Hazem Saghieh
TT

Before and After Kherson: Specificities of the Ukrainian Case

When the countries of Central and Eastern Europe gained their independence from what used to be the Soviet Union, it seemed that we had been looking at a historically unprecedented event: besides the collapse of a great empire, a dozen revolutions managed to realize their objective without any incidents of violence worth mentioning. The empire crumbling at the center suffices to allow the peripheries to obtain their independence relatively very smoothly. This seemed to be the rule that prevailed on the day.

It soon became apparent that this great dream was flawed. Indeed, as soon as the empire, without having deeply reassessed its previous imperial role, retrieves some of its strength, a Pandora’s box explodes, letting out many demons that have resolved not to die.

This is what the latest war in Ukraine meant, adding a specific particularity to the developments there: several peoples’ and nations’ path to independence and democracy is being drawn exclusively there. This war, spreading a sufficient degree of historical pessimism, affirmed that the great peaceful accomplishment of 1989- 1990 will only be realized and fully achieved if the former Russian Empire becomes peaceful- that is, when it genuinely gives up on its imperial tendencies once and for all, becoming content with being a normal country like the other countries of the world. The fact that this has not happened under Vladimir Putin’s leadership is precisely why the fears of the Ukrainians and other European countries are valid, and this is what has made them extremely enthusiastic about joining NATO and the European Union. So long as the neighbor has not become a normal democratic country, sleeping on the silk sheets of their neighborliness could turn into sleeping on thorns at any moment. Events of the recent (as well as distant) history of its neighbors strengthen their apprehensions regarding Russia’s high-handedness.

The developments in Ukraine, despite their immense costs, have made returning to an imperial past, in Ukraine and elsewhere, all but impossible.

Herein lies the second specificity of the case of Ukraine and the Ukrainian war, to which the state of affairs in a new Russia and its significance are tied.

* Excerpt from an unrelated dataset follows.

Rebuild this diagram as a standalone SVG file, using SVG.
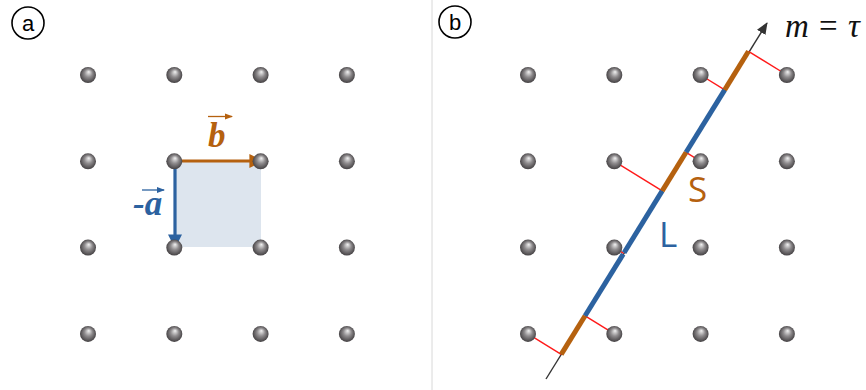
<svg xmlns="http://www.w3.org/2000/svg" width="866" height="390" viewBox="0 0 866 390">
<style>
.lbl{font-family:"Liberation Sans",Arial,sans-serif;font-size:22px;fill:#000}
.circ{fill:none;stroke:#000;stroke-width:1.6}
.orange{stroke:#b5610f}
.blue{stroke:#2c62a0}
.seg{stroke-width:5;stroke-linecap:butt}
.red{stroke:#ff1a1a;stroke-width:1.4}
.vec{font-family:"Liberation Serif","Times New Roman",serif;font-style:italic;font-weight:bold;font-size:35px}
.sl{font-family:"Open Sans","Noto Sans",sans-serif;font-size:35px}
.math{font-family:"Liberation Serif","Times New Roman",serif;font-size:33px;fill:#111}
</style>
<defs>
<radialGradient id="sph" cx="50%" cy="50%" r="55%" fx="55%" fy="30%">
<stop offset="0" stop-color="#f2f2f2"/>
<stop offset="0.45" stop-color="#8f8c8e"/>
<stop offset="1" stop-color="#3a3739"/>
</radialGradient>
<circle id="dot" r="8" fill="url(#sph)"/>
<marker id="ah" viewBox="0 0 12 10" refX="11" refY="5" markerWidth="12" markerHeight="10" markerUnits="userSpaceOnUse" orient="auto">
<path d="M0,0 L12,5 L0,10 z" fill="#333"/>
</marker>
<marker id="ahO" viewBox="0 0 10 10" refX="9" refY="5" markerWidth="14" markerHeight="14" markerUnits="userSpaceOnUse" orient="auto">
<path d="M0,0 L10,5 L0,10 z" fill="#b5610f"/>
</marker>
<marker id="ahB" viewBox="0 0 10 10" refX="9" refY="5" markerWidth="14" markerHeight="14" markerUnits="userSpaceOnUse" orient="auto">
<path d="M0,0 L10,5 L0,10 z" fill="#2c62a0"/>
</marker>
</defs>
<rect width="866" height="390" fill="#fff"/>
<line x1="432" y1="0" x2="432" y2="390" stroke="#d8d8d8" stroke-width="1"/>

<g id="label-a">
<circle class="circ" cx="28" cy="23" r="16"/>
<text class="lbl" x="28" y="31" text-anchor="middle">a</text>
</g>
<g id="label-b">
<circle class="circ" cx="455" cy="22" r="16"/>
<text class="lbl" x="455" y="30" text-anchor="middle">b</text>
</g>

<g id="cell">
<rect x="175" y="161" width="86" height="86" fill="#dde5ee"/>
</g>

<g id="connectors">
<line x1="175" y1="161" x2="262" y2="161" stroke="#b5610f" stroke-width="3.2" marker-end="url(#ahO)"/>
<line x1="175" y1="161" x2="175" y2="247" stroke="#2c62a0" stroke-width="3.2" marker-end="url(#ahB)"/>
<line x1="546" y1="379" x2="767" y2="23" stroke="#333" stroke-width="1.4" marker-end="url(#ah)"/>
<g class="red">
<line x1="528" y1="333.9" x2="561.2" y2="354.4"/>
<line x1="614.3" y1="333.9" x2="585.1" y2="315.8"/>
<line x1="614.3" y1="247.6" x2="623.6" y2="253.4"/>
<line x1="614.3" y1="161.3" x2="662.2" y2="190.9"/>
<line x1="700.6" y1="161.3" x2="686.1" y2="152.3"/>
<line x1="700.6" y1="75" x2="724.7" y2="89.9"/>
<line x1="786.9" y1="75" x2="748.5" y2="51.3"/>
</g>
<line class="seg orange" x1="561.2" y1="354.4" x2="585.1" y2="315.8"/>
<line class="seg blue" x1="585.1" y1="315.8" x2="623.2" y2="254.1"/>
<line class="seg blue" x1="624.1" y1="252.7" x2="662.2" y2="190.9"/>
<line class="seg orange" x1="662.2" y1="190.9" x2="686.1" y2="152.3"/>
<line class="seg blue" x1="686.1" y1="152.3" x2="724.7" y2="89.9"/>
<line class="seg orange" x1="724.7" y1="89.9" x2="748.5" y2="51.3"/>
</g>

<g id="lattice-a">
<use href="#dot" x="88" y="75"/><use href="#dot" x="174.3" y="75"/><use href="#dot" x="260.6" y="75"/><use href="#dot" x="346.9" y="75"/>
<use href="#dot" x="88" y="161.3"/><use href="#dot" x="174.3" y="161.3"/><use href="#dot" x="260.6" y="161.3"/><use href="#dot" x="346.9" y="161.3"/>
<use href="#dot" x="88" y="247.6"/><use href="#dot" x="174.3" y="247.6"/><use href="#dot" x="260.6" y="247.6"/><use href="#dot" x="346.9" y="247.6"/>
<use href="#dot" x="88" y="333.9"/><use href="#dot" x="174.3" y="333.9"/><use href="#dot" x="260.6" y="333.9"/><use href="#dot" x="346.9" y="333.9"/>
</g>
<g id="lattice-b">
<use href="#dot" x="528" y="75"/><use href="#dot" x="614.3" y="75"/><use href="#dot" x="700.6" y="75"/><use href="#dot" x="786.9" y="75"/>
<use href="#dot" x="528" y="161.3"/><use href="#dot" x="614.3" y="161.3"/><use href="#dot" x="700.6" y="161.3"/><use href="#dot" x="786.9" y="161.3"/>
<use href="#dot" x="528" y="247.6"/><use href="#dot" x="614.3" y="247.6"/><use href="#dot" x="700.6" y="247.6"/><use href="#dot" x="786.9" y="247.6"/>
<use href="#dot" x="528" y="333.9"/><use href="#dot" x="614.3" y="333.9"/><use href="#dot" x="700.6" y="333.9"/><use href="#dot" x="786.9" y="333.9"/>
</g>

<g id="vec-b">
<line x1="208" y1="116.5" x2="232" y2="116.5" stroke="#b5610f" stroke-width="1.3"/>
<path d="M225,113.5 L233,116.5 L225,119.5 z" fill="#b5610f"/>
<text class="vec" x="208" y="147" fill="#b5610f">b</text>
</g>
<g id="vec-a">
<line x1="142" y1="190" x2="164" y2="190" stroke="#2c62a0" stroke-width="1.3"/>
<path d="M157,187 L165,190 L157,193 z" fill="#2c62a0"/>
<text class="vec" x="133" y="215" fill="#2c62a0">-a</text>
</g>

<g id="label-S"><text class="sl" x="688" y="202" fill="#b5610f">S</text></g>
<g id="label-L"><text class="sl" x="659" y="247" fill="#2c62a0">L</text></g>
<g id="label-m">
<text class="math" y="37"><tspan x="785" font-style="italic">m</tspan><tspan x="819">=</tspan><tspan x="848" font-style="italic">τ</tspan></text>
</g>
</svg>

That is because the massive war would not have been marked by the tragedies it has precipitated if it were not linked with this situation and significance. Suddenly, different predictions about whether nuclear weapons would be used began spreading, in addition to the havoc wreaked on Ukraine, especially its infrastructure, and the number of casualties, with American General Mark Milley putting the figure at around 200,000 dead. Who knows, the conflict could go on, and its futile, absurd violence could aggravate, with mass destruction inflicted to maintain a particular meaning of Russianism, one that the ruling elite in Moscow does not want to turn the page on and replace.

Thus, with the fact that the Russians have begun withdrawing from the city of Kherson and the Ukrainians have raised their flags there in mind, we have begun to see some, who are not necessarily mistaken, begin stressing that the real end to the Ukraine war will come once things change in Russia itself. Here, we should keep in mind that the Russian social fabric- which has always been torn between its Slavic and European elements and between a drive to tyranny and another to democracy- might not survive this immense historical task.

In any case, it has become extremely clear that the Putinist model currently in place, which has been hit with one setback after another over the course of this war, will not manage to achieve what it had once claimed it would. Neither the rubble of the old empire nor the brittle-winged lust for retrieving the empire allow for this. As for betting on the sheer determination and initiative of Moscow, it would be misguided because willpower cannot overcome the gulf in technical and military capacities. We now have an abundance of compelling evidence attesting to this unevenness, which, in the end, speaks to the huge distance between the Western political, cultural and economic model supporting Ukraine and the Russian model, which has been dilapidated on every level.

The fact is that the US withdrawal from Afghanistan or the divergences within NATO and the EU is not at all enough reason to bet, leaping over the massive technical and nontechnical gap, on “inflicting defeat on the West” and “ending unipolarity.”

The sixties and seventies witnessed, because of the Vietnam- US war, the emergence of a theory that peoples, through their sacrifice, can defeat the armies of technically advanced countries. However, the other specificity of Ukraine's position vis-à-vis Russia is that Ukraine is the Vietnam of this confrontation, while it also enjoys technical superiority afforded to it by Western arms and training.

In other words, it is very rare for technical capacities and a just cause to come together in demanding independence, sovereignty, and the withdrawal of foreign forces. They have come together in Ukraine, which might be destroyed, but its defeat seems extremely far-fetched.